Density is computed, not tabulated — and two figures are kept. The handbook has no per-species density table. The base computation, 62.4 × specific gravity (12% MC), yields an ovendry-weight density: the mass of oven-dry wood substance per cubic foot of 12%-MC wood, excluding the roughly 12% of bound water a dried board actually carries. The site's primary, displayed figure is therefore air-dry density at 12% MC = 62.4 × SG(12%) × 1.12, which adds that bound-water mass back — matching how dried lumber is actually weighed and handled, and how lumber references quote density. The ovendry figure is shown as secondary small print on each species page. For imported species the same ×1.12 convention is applied to their single literature-average specific gravity (see the SG caveat above), so their air-dry figures inherit that basis uncertainty.
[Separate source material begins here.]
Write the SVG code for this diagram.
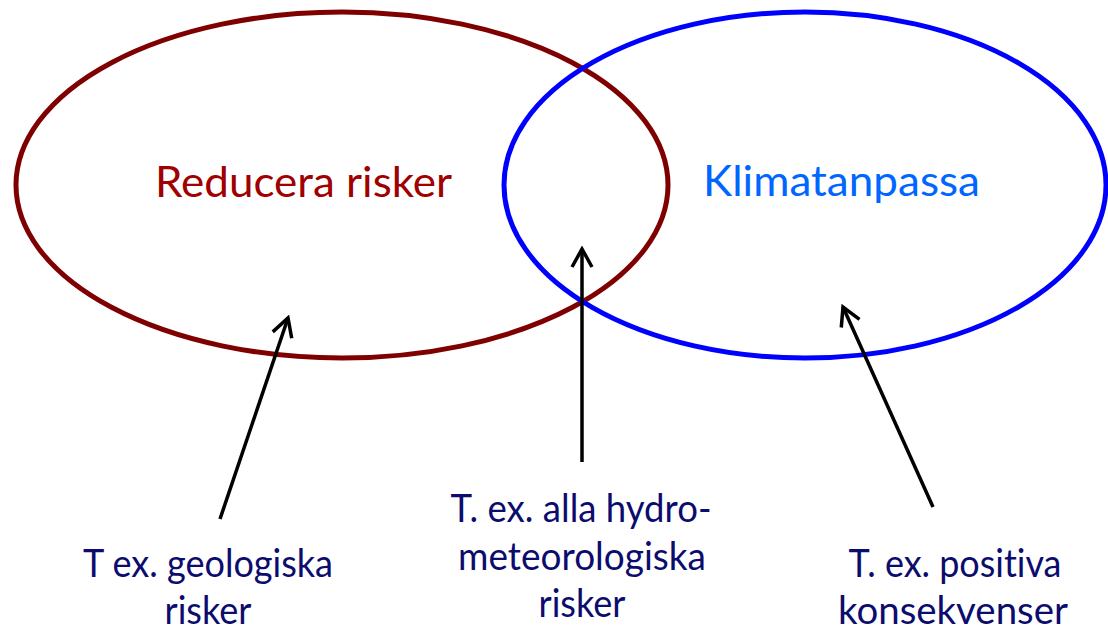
<svg xmlns="http://www.w3.org/2000/svg" width="1108" height="630" viewBox="0 0 1108 630">
<defs>
<style>
text{font-family:Lato,"Open Sans","Liberation Sans",sans-serif;font-variant-ligatures:none;}
.title{font-size:43px;}
.lbl{font-size:38px;fill:#0C0C6E;text-anchor:middle;}
.arr{stroke:#000;stroke-width:3.5;fill:none;}
</style>
<marker id="ah" viewBox="0 0 26 26" refX="23" refY="13" markerWidth="26" markerHeight="26" markerUnits="userSpaceOnUse" orient="auto">
<path d="M5,3 L23,13 L5,23" fill="none" stroke="#000" stroke-width="3.5"/>
</marker>
</defs>
<rect width="1108" height="630" fill="#fff"/>
<g id="reducera">
<ellipse cx="342" cy="185" rx="326" ry="173" fill="none" stroke="#7F0000" stroke-width="5"/>
<text class="title" x="155" y="197" fill="#A00000" textLength="297" lengthAdjust="spacingAndGlyphs">Reducera risker</text>
</g>
<g id="klimat">
<ellipse cx="805" cy="185" rx="301" ry="173" fill="none" stroke="#0000FF" stroke-width="5"/>
<text class="title" x="703" y="196" fill="#0066FF" textLength="277" lengthAdjust="spacingAndGlyphs">Klimatanpassa</text>
</g>
<g id="geo">
<text class="lbl" x="208" y="577" textLength="250" lengthAdjust="spacingAndGlyphs">T ex. geologiska</text>
<text class="lbl" x="208" y="624" textLength="87" lengthAdjust="spacingAndGlyphs">risker</text>
</g>
<g id="hydro">
<text class="lbl" x="581" y="522" textLength="261" lengthAdjust="spacingAndGlyphs">T. ex. alla hydro-</text>
<text class="lbl" x="582" y="570" textLength="248" lengthAdjust="spacingAndGlyphs">meteorologiska</text>
<text class="lbl" x="582" y="617" textLength="87" lengthAdjust="spacingAndGlyphs">risker</text>
</g>
<g id="positiva">
<text class="lbl" x="955" y="577" textLength="213" lengthAdjust="spacingAndGlyphs">T. ex. positiva</text>
<text class="lbl" x="953" y="624" textLength="230" lengthAdjust="spacingAndGlyphs">konsekvenser</text>
</g>
<g id="connectors">
<line class="arr" x1="220" y1="519" x2="288" y2="318" marker-end="url(#ah)"/>
<line class="arr" x1="582" y1="462" x2="582" y2="249" marker-end="url(#ah)"/>
<line class="arr" x1="933" y1="507" x2="843" y2="307" marker-end="url(#ah)"/>
</g>
</svg>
Equilibrium moisture content — Table 13-1, monthly EMC (%) for 50 U.S. locations under outdoor exposure (data through 2010). The per-species “seasonal movement by city” examples use each city's driest and most-humid month from this table; an indoor, climate-controlled space swings less.

The movement approximation and its limits

The movement formula spreads a species' total green→oven-dry shrinkage (S) linearly across the fiber saturation point, taken by convention as 30% MC — so S ÷ 30 is the shrinkage per 1% of moisture change. This is the standard workshop estimate and tracks the Wood Handbook's dimensional-change equation closely across the 5–15% MC range where interior woodwork lives. It is less reliable near the extremes (very green or oven-dry wood), and individual boards vary with grain angle, density, and drying history; treat results as planning figures, not guarantees.

Unit conventions

Shrinkage percentages are total, from green to oven-dry. Specific gravity, Janka side hardness, and computed density are on the 12% moisture-content basis described above. Quarter-system thickness (4/4, 5/4, 6/4, 8/4) converts to inches by dividing by 4. Where the Wood Handbook strength tables list no matched value for a species that does have shrinkage data, the missing field is shown as “—” rather than estimated.

Update policy

The Wood Handbook is a static reference document (2021 edition); its values do not drift, so there is no scheduled data refresh. The dataset is checked once a year against published errata, and immediately when a reader reports a discrepancy. Each data extraction records its source, retrieval date, and row counts.

Data: USDA Forest Products Laboratory, Wood Handbook FPL-GTR-282 (2021), public domain.